■ **Directions for this task**: Using the material below, print the line that contains "Rebuild this chart", the line that contains "import plotly.graph_objects as go", and every line in between, exactly and nothing else.

-- BEGIN Records for processing --

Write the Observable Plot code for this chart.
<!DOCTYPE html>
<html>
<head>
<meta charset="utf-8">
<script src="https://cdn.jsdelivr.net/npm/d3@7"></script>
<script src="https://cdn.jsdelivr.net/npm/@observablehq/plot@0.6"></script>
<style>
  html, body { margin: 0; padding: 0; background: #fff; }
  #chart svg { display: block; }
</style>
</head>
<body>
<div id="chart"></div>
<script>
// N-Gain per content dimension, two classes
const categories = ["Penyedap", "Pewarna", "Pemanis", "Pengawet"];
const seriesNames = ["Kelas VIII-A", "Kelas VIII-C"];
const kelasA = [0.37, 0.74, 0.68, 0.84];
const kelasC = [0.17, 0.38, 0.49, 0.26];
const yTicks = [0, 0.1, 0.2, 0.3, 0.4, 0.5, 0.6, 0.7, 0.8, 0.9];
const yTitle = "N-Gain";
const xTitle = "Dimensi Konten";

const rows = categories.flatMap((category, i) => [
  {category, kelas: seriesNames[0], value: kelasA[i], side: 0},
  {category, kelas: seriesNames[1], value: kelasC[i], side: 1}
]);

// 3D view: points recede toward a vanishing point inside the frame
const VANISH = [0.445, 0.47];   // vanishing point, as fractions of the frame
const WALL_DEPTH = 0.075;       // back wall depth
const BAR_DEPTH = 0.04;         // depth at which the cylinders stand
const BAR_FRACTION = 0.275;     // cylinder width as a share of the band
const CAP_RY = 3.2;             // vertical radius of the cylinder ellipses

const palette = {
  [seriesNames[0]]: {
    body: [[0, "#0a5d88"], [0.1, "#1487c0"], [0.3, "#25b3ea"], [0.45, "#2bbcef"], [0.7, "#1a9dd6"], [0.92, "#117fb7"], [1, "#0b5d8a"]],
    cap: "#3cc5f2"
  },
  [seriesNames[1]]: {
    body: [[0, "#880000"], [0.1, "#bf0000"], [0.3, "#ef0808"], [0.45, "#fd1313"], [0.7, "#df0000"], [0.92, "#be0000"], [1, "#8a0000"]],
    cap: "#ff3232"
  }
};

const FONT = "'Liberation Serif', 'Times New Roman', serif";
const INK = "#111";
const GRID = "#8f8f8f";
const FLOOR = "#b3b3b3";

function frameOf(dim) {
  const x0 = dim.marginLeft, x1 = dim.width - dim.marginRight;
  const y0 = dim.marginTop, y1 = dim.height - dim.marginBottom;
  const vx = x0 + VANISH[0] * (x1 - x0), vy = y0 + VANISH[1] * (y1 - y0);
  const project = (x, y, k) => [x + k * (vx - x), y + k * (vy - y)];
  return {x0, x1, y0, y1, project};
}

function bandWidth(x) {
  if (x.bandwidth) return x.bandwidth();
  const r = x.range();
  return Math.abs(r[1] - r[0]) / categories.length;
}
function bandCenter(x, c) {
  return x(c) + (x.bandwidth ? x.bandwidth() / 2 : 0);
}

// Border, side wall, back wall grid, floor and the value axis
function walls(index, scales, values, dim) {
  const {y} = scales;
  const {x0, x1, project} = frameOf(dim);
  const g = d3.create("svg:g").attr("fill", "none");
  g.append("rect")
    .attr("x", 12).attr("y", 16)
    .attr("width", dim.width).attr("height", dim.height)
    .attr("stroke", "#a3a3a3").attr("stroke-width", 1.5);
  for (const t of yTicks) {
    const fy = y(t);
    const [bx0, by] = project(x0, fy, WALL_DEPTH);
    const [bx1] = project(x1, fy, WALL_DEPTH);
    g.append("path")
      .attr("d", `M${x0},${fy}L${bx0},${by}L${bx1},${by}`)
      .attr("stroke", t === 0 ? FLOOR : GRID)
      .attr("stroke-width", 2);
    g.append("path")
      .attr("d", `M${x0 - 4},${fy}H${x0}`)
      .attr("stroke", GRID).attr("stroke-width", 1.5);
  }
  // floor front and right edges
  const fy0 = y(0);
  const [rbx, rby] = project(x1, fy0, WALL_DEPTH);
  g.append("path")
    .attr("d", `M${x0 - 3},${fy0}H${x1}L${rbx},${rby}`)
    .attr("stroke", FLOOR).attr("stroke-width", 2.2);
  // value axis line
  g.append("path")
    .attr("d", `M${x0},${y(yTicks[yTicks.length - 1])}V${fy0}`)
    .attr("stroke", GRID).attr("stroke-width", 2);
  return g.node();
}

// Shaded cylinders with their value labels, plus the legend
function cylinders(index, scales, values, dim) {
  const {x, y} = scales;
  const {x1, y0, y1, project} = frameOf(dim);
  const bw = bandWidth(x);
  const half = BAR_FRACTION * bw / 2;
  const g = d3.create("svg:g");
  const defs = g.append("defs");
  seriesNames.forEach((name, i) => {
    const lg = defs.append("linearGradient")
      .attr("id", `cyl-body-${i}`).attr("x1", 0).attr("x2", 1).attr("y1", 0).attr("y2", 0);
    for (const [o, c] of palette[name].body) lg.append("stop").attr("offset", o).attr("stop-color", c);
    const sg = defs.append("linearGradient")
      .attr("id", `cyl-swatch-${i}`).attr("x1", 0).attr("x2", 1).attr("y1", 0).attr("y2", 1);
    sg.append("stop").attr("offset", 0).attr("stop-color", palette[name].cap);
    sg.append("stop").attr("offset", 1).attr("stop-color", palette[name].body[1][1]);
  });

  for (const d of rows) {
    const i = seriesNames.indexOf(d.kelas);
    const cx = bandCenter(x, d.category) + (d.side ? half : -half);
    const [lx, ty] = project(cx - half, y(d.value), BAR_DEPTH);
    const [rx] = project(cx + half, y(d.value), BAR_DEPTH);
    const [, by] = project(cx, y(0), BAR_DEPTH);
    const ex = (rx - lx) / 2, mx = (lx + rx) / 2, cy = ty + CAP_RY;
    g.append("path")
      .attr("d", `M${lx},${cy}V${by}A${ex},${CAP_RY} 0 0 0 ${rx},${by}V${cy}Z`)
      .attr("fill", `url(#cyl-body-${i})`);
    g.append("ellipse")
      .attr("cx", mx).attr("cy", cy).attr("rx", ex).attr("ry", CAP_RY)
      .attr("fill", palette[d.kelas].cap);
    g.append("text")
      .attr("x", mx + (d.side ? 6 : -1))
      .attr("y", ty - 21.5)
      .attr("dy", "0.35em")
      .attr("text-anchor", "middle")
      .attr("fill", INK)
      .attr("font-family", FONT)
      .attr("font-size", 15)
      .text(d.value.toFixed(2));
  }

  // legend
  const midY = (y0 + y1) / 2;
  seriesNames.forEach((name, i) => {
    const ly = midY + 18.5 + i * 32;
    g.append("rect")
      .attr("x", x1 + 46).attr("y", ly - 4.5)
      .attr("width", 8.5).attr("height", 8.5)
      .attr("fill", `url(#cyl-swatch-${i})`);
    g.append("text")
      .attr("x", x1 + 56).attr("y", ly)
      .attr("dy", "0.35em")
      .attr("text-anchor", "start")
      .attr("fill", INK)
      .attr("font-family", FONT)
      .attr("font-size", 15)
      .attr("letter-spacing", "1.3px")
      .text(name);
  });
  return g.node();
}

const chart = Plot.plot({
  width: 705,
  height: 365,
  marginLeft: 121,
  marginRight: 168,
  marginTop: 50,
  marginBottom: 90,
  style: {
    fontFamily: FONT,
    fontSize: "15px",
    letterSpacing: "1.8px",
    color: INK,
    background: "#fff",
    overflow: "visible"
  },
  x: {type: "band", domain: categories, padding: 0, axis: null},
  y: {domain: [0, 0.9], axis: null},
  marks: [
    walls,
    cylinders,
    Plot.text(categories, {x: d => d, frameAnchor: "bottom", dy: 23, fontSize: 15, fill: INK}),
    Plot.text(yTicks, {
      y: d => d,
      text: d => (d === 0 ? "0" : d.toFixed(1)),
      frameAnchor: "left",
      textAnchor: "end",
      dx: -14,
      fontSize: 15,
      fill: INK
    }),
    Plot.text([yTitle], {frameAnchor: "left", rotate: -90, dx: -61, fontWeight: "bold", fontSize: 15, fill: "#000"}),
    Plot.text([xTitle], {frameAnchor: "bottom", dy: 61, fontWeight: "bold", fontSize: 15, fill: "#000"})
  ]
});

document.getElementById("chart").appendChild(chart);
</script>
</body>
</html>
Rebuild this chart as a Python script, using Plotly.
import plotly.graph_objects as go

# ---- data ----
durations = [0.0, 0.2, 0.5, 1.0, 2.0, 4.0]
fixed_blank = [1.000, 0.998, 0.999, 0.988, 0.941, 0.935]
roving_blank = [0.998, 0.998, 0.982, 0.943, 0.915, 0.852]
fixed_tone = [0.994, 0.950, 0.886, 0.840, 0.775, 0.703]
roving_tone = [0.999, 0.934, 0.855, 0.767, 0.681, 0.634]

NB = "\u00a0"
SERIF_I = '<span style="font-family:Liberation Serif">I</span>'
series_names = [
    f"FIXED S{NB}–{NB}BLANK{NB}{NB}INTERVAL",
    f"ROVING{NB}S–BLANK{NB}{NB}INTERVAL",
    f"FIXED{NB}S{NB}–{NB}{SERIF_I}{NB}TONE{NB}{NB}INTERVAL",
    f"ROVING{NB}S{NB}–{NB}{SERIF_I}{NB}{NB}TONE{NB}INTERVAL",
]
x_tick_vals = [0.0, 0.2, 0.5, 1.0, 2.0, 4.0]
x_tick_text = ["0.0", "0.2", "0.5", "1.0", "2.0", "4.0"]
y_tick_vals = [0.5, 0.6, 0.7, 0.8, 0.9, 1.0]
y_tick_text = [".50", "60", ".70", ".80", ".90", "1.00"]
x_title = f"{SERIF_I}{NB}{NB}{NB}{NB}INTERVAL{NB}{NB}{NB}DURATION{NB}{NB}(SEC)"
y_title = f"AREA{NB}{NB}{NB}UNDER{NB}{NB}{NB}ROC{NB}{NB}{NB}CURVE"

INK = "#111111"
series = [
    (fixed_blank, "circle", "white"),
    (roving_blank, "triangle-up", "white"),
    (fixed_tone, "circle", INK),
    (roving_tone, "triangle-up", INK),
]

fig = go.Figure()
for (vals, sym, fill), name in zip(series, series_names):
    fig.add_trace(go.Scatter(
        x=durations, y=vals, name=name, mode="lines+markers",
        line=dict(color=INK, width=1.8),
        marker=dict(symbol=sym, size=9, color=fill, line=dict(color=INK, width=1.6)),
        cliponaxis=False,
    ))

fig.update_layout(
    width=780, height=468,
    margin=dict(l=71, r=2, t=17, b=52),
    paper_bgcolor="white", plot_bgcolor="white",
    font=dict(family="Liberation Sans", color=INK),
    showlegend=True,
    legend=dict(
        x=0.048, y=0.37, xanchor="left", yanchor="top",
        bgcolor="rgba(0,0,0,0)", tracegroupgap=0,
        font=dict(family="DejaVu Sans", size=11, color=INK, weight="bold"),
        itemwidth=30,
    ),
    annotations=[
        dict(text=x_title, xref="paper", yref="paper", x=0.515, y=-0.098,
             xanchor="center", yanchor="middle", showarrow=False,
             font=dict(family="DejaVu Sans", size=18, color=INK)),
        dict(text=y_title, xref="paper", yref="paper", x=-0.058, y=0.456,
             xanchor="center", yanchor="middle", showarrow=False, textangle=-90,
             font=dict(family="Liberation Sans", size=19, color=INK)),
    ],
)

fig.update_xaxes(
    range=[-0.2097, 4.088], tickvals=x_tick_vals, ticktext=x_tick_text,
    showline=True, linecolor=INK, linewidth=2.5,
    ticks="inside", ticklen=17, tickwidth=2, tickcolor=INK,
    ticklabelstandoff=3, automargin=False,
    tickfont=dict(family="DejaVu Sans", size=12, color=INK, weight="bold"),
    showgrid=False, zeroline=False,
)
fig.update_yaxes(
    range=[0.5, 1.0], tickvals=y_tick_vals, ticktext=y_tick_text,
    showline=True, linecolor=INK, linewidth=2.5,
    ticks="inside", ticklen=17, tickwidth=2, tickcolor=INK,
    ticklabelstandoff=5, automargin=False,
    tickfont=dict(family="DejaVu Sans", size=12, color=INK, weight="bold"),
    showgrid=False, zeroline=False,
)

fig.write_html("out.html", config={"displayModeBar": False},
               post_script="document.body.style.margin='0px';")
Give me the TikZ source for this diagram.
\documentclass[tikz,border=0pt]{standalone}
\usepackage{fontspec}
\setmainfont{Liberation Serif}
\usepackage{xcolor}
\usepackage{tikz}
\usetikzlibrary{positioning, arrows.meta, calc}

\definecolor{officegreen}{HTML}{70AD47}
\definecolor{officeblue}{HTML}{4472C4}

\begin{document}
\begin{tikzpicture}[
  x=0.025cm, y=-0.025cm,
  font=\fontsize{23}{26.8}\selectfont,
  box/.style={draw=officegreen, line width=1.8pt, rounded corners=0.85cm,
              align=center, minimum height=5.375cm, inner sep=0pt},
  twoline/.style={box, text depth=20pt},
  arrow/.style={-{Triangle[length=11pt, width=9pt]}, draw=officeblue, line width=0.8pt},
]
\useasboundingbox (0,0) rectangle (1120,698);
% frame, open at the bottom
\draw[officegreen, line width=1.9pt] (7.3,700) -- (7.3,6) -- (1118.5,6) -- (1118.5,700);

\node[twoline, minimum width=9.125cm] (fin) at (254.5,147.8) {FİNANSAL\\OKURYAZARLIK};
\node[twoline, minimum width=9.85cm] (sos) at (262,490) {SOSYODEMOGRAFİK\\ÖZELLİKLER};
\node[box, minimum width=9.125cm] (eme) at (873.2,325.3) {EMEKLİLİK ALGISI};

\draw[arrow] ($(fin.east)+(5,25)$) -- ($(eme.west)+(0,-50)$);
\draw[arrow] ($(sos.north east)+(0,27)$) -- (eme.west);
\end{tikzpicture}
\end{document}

-- END Records for processing --

■ **Expected output**:
Rebuild this chart as a Python script, using Plotly.
import plotly.graph_objects as go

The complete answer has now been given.